I prefer lard to tallow.  I don't like the scent of tallow soap.  You can use tallow, but you can also use palm instead of lard or tallow.


----------



## Arimara (Jan 10, 2016)

lenarenee said:


> In general...lard for 3 reasons: hardness, conditioning, keeping the batter fluid longer for swirls. Really no need for olive oil or other oleic oils since lard's fatty acids break down in oleic.  High lard soaps need very little or no titanium dioxide for a nice white bar. (Titanium is not a completely harmless ingredient and I just prefer to not use it)
> 
> Tallow: seems to be harder than lard (still studying that), somewhat less conditioning, less volume in its creamy lather - but still something that intrigues me about it. Under the right conditions tallow can also give a respectable time for swirling. I love the crispness of a high tallow bar. Even if I left it sitting in water I don't get soap "goo". Olive oil (or high soft oils soaps) get gooey very easily, lard far less so, and tallow even less than that. I think a tallow soap is whiter than lard, but I've seen others disagree with that.  My personal use soaps are high tallow with just a touch of co, and 15% avocado or shea butter and I love it. I think that tallow allows the avocado or shea to really shine. When I add shea to a lard soap, I don't really notice a difference except perhaps slightly less lather.
> 
> That's probably more info than you wanted!



That's nice to hear. So far, I have used lard once and beef tallow twice. Off the bat, the beef tallow soaps have formed harder soaps faster than the lard within a week of making them. I'm also not as impressed with lard's early lather whereas the beef tallow has me sold.



LoveOscar said:


> I haven't made or tried either yet. I'm looking forward to it. My consideration is that I have friends who won't touch anything pork (for various reasons), and some of them test my hobby soaps, so I am more likely to use tallow.



You can always do  the lard thing for yourself, if you really want to try it. But is anyone in your circle has a pork allergy or are muslim, I guess that would not be an option without having to get separate equipment.



lsg said:


> I prefer lard to tallow.  I don't like the scent of tallow soap.  You can use tallow, but you can also use palm instead of lard or tallow.



Palm can be such a pain to get but I agree. It does make a nice soapy addition.


----------



## Dahila (Jan 10, 2016)

Lard + tallow here)


----------



## Steve85569 (Jan 10, 2016)

Dahila said:


> Lard + tallow here)



Yup!
Why not use both when you can?
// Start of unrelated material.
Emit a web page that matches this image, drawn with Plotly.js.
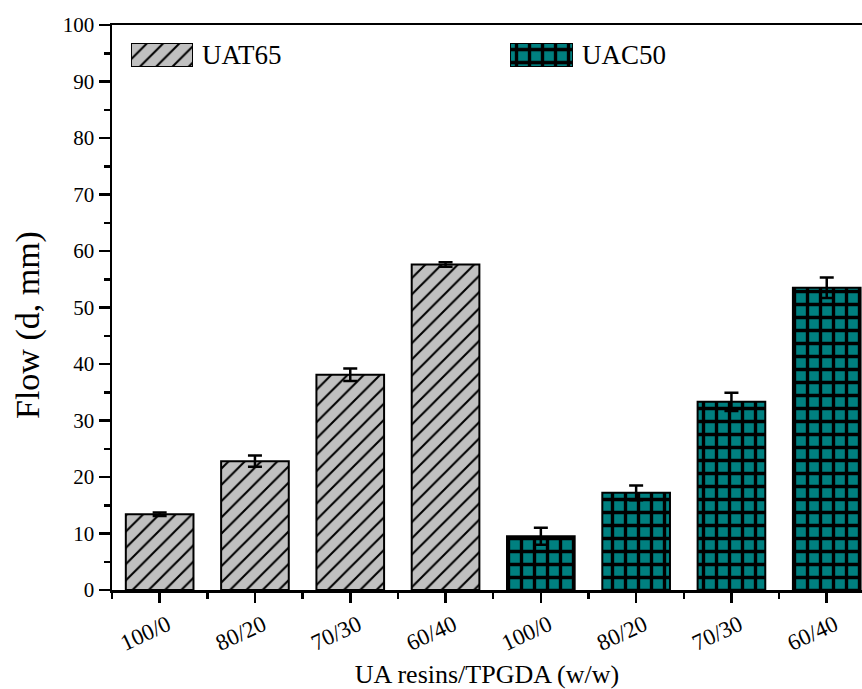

I also use palm tallow so does that make 3?
There are a couple of people that I know that don't want to use anything that was once part of an animal so they get vegetarian soap. Why confounds me but it's an interesting challenge on it own.:silent:


----------



## Arimara (Jan 11, 2016)

Steve85569 said:


> Yup!
> Why not use both when you can? I also use palm tallow so does that make 3?
> There are a couple of people that I know that don't want to use anything that was once part of an animal so they get vegetarian soap. Why confounds me but it's an interesting challenge on it own.:silent:



Especially since veggie soaps con carne are more satiating.


----------



## fuzz-juzz (Jan 11, 2016)

Love lard but it produces bad DOS for me. I tried both, home rendered and shop bought with same results.
It's creamy, conditioning and makes hard bars.
Tallow makes super hard, stark white bars, however they are less conditioning and more harsh. I've even noticed it in my LS formula. I still love it though and use it in my facial bars but would prefer lard. 
The other negative with tallow is that it seems to ash like crazy. It makes really funky looking bars especially if they don't gel.


----------



## shunt2011 (Jan 11, 2016)

I like lard, though I've not yet used any tallow.  I also make soap with Palm.  Covers those who are vegetarian/vegan and those who are carnivors and don't mind a little pork fat.


----------



## Dahila (Jan 11, 2016)

Steve85569 said:


> Yup!
> Why not use both when you can? I also use palm tallow so does that make 3?
> There are a couple of people that I know that don't want to use anything that was once part of an animal so they get vegetarian soap. Why confounds me but it's an interesting challenge on it own.:silent:



No very often they ask for soap, but I do have Dandelion with cocoa butter and scented with nag champa and sells well
I always use combination of tallow and lard and some Co and castor,  If I feel especially adventurous, I ad some other oil


----------



## IrishLass (Jan 11, 2016)

Like some of our other fine members, I use both (in the same soap). I find them to be great together- the each make up for what the other lacks. 


IrishLass


----------